Job: Skip every picture and transcribe the remaining material exactly.

Recorded data:
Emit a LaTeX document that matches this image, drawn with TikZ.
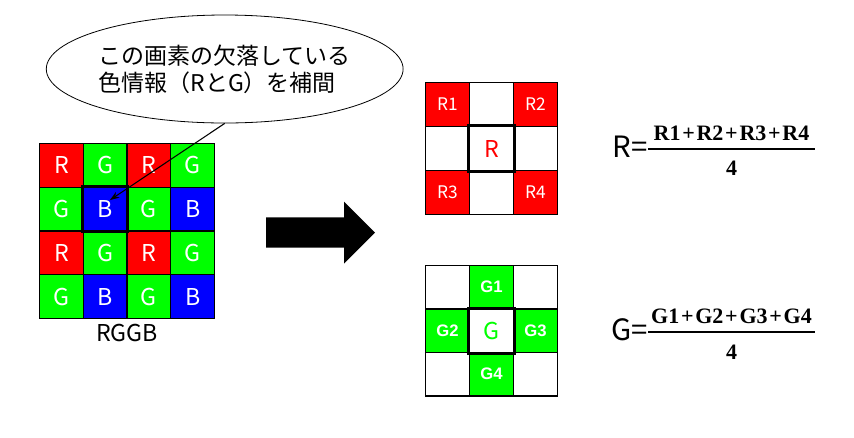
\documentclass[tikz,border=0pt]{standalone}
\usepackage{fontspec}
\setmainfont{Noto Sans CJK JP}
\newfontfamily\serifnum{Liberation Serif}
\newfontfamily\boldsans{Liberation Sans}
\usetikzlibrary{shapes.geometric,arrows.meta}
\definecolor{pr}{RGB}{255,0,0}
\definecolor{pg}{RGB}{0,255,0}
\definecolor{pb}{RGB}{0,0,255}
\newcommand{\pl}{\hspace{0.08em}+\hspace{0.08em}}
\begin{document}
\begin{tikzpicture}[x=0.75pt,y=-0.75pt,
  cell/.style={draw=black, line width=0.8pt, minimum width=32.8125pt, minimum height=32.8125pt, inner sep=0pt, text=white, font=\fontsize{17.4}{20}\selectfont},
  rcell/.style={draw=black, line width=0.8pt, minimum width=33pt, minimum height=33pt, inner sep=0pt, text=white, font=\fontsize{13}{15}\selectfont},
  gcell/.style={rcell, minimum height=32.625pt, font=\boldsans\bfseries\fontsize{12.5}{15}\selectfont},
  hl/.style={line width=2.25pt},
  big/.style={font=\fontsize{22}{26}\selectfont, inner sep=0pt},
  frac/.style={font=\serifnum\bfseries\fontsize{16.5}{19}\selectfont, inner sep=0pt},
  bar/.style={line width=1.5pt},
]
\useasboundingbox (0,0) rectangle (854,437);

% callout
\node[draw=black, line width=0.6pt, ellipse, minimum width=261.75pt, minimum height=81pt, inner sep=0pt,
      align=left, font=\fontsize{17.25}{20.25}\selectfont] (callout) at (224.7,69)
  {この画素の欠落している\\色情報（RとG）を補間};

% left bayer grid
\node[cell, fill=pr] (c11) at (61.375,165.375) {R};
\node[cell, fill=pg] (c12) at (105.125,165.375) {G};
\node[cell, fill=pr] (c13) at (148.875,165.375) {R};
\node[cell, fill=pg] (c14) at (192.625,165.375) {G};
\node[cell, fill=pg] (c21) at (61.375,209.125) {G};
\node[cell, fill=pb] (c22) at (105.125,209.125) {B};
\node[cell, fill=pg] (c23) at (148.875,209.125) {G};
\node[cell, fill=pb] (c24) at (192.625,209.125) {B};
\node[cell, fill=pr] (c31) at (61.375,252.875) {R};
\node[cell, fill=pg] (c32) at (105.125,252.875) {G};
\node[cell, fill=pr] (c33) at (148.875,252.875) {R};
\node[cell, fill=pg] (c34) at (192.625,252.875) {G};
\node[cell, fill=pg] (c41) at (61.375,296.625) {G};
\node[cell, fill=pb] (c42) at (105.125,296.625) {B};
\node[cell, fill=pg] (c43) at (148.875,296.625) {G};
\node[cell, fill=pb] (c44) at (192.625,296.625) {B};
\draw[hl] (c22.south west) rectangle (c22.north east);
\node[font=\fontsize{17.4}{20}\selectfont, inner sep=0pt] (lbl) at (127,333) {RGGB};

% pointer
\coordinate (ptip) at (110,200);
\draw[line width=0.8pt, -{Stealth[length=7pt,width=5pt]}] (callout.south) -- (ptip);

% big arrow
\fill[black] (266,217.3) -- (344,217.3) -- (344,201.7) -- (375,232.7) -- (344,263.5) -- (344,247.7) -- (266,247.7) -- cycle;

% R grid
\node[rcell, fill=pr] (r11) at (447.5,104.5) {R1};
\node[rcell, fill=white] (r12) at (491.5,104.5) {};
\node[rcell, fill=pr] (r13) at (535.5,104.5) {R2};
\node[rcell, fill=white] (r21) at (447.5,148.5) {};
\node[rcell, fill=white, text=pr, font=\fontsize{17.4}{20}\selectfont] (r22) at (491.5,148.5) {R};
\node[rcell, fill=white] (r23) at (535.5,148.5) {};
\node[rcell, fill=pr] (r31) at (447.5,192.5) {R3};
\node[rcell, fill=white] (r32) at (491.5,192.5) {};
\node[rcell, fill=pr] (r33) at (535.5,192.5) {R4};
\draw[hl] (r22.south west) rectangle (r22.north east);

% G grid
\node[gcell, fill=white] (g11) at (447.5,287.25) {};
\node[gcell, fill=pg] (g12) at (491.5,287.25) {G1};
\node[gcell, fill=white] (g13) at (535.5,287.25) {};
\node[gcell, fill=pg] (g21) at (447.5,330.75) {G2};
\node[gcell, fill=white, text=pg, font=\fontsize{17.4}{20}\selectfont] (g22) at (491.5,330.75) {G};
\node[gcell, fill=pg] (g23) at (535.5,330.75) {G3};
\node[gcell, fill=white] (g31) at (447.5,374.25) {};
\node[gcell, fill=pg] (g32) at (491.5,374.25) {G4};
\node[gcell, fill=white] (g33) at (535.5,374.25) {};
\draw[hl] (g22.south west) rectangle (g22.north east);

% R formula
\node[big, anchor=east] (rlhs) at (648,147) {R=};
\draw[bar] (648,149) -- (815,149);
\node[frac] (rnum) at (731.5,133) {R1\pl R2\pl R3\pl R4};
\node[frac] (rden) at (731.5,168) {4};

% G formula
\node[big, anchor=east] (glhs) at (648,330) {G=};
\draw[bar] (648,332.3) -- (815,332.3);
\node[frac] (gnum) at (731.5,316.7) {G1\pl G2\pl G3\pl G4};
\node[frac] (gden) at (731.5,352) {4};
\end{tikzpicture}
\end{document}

Output of the exercise:
Emit a LaTeX document that matches this image, drawn with TikZ.
\documentclass[tikz,border=0pt]{standalone}
\usepackage{fontspec}
\setmainfont{Noto Sans CJK JP}
\newfontfamily\serifnum{Liberation Serif}
\newfontfamily\boldsans{Liberation Sans}
\usetikzlibrary{shapes.geometric,arrows.meta}
\definecolor{pr}{RGB}{255,0,0}
\definecolor{pg}{RGB}{0,255,0}
\definecolor{pb}{RGB}{0,0,255}
\newcommand{\pl}{\hspace{0.08em}+\hspace{0.08em}}
\begin{document}
\begin{tikzpicture}[x=0.75pt,y=-0.75pt,
  cell/.style={draw=black, line width=0.8pt, minimum width=32.8125pt, minimum height=32.8125pt, inner sep=0pt, text=white, font=\fontsize{17.4}{20}\selectfont},
  rcell/.style={draw=black, line width=0.8pt, minimum width=33pt, minimum height=33pt, inner sep=0pt, text=white, font=\fontsize{13}{15}\selectfont},
  gcell/.style={rcell, minimum height=32.625pt, font=\boldsans\bfseries\fontsize{12.5}{15}\selectfont},
  hl/.style={line width=2.25pt},
  big/.style={font=\fontsize{22}{26}\selectfont, inner sep=0pt},
  frac/.style={font=\serifnum\bfseries\fontsize{16.5}{19}\selectfont, inner sep=0pt},
  bar/.style={line width=1.5pt},
]
\useasboundingbox (0,0) rectangle (854,437);

% callout
\node[draw=black, line width=0.6pt, ellipse, minimum width=261.75pt, minimum height=81pt, inner sep=0pt,
      align=left, font=\fontsize{17.25}{20.25}\selectfont] (callout) at (224.7,69)
  {この画素の欠落している\\色情報（RとG）を補間};

% left bayer grid
\node[cell, fill=pr] (c11) at (61.375,165.375) {R};
\node[cell, fill=pg] (c12) at (105.125,165.375) {G};
\node[cell, fill=pr] (c13) at (148.875,165.375) {R};
\node[cell, fill=pg] (c14) at (192.625,165.375) {G};
\node[cell, fill=pg] (c21) at (61.375,209.125) {G};
\node[cell, fill=pb] (c22) at (105.125,209.125) {B};
\node[cell, fill=pg] (c23) at (148.875,209.125) {G};
\node[cell, fill=pb] (c24) at (192.625,209.125) {B};
\node[cell, fill=pr] (c31) at (61.375,252.875) {R};
\node[cell, fill=pg] (c32) at (105.125,252.875) {G};
\node[cell, fill=pr] (c33) at (148.875,252.875) {R};
\node[cell, fill=pg] (c34) at (192.625,252.875) {G};
\node[cell, fill=pg] (c41) at (61.375,296.625) {G};
\node[cell, fill=pb] (c42) at (105.125,296.625) {B};
\node[cell, fill=pg] (c43) at (148.875,296.625) {G};
\node[cell, fill=pb] (c44) at (192.625,296.625) {B};
\draw[hl] (c22.south west) rectangle (c22.north east);
\node[font=\fontsize{17.4}{20}\selectfont, inner sep=0pt] (lbl) at (127,333) {RGGB};

% pointer
\coordinate (ptip) at (110,200);
\draw[line width=0.8pt, -{Stealth[length=7pt,width=5pt]}] (callout.south) -- (ptip);

% big arrow
\fill[black] (266,217.3) -- (344,217.3) -- (344,201.7) -- (375,232.7) -- (344,263.5) -- (344,247.7) -- (266,247.7) -- cycle;

% R grid
\node[rcell, fill=pr] (r11) at (447.5,104.5) {R1};
\node[rcell, fill=white] (r12) at (491.5,104.5) {};
\node[rcell, fill=pr] (r13) at (535.5,104.5) {R2};
\node[rcell, fill=white] (r21) at (447.5,148.5) {};
\node[rcell, fill=white, text=pr, font=\fontsize{17.4}{20}\selectfont] (r22) at (491.5,148.5) {R};
\node[rcell, fill=white] (r23) at (535.5,148.5) {};
\node[rcell, fill=pr] (r31) at (447.5,192.5) {R3};
\node[rcell, fill=white] (r32) at (491.5,192.5) {};
\node[rcell, fill=pr] (r33) at (535.5,192.5) {R4};
\draw[hl] (r22.south west) rectangle (r22.north east);

% G grid
\node[gcell, fill=white] (g11) at (447.5,287.25) {};
\node[gcell, fill=pg] (g12) at (491.5,287.25) {G1};
\node[gcell, fill=white] (g13) at (535.5,287.25) {};
\node[gcell, fill=pg] (g21) at (447.5,330.75) {G2};
\node[gcell, fill=white, text=pg, font=\fontsize{17.4}{20}\selectfont] (g22) at (491.5,330.75) {G};
\node[gcell, fill=pg] (g23) at (535.5,330.75) {G3};
\node[gcell, fill=white] (g31) at (447.5,374.25) {};
\node[gcell, fill=pg] (g32) at (491.5,374.25) {G4};
\node[gcell, fill=white] (g33) at (535.5,374.25) {};
\draw[hl] (g22.south west) rectangle (g22.north east);

% R formula
\node[big, anchor=east] (rlhs) at (648,147) {R=};
\draw[bar] (648,149) -- (815,149);
\node[frac] (rnum) at (731.5,133) {R1\pl R2\pl R3\pl R4};
\node[frac] (rden) at (731.5,168) {4};

% G formula
\node[big, anchor=east] (glhs) at (648,330) {G=};
\draw[bar] (648,332.3) -- (815,332.3);
\node[frac] (gnum) at (731.5,316.7) {G1\pl G2\pl G3\pl G4};
\node[frac] (gden) at (731.5,352) {4};
\end{tikzpicture}
\end{document}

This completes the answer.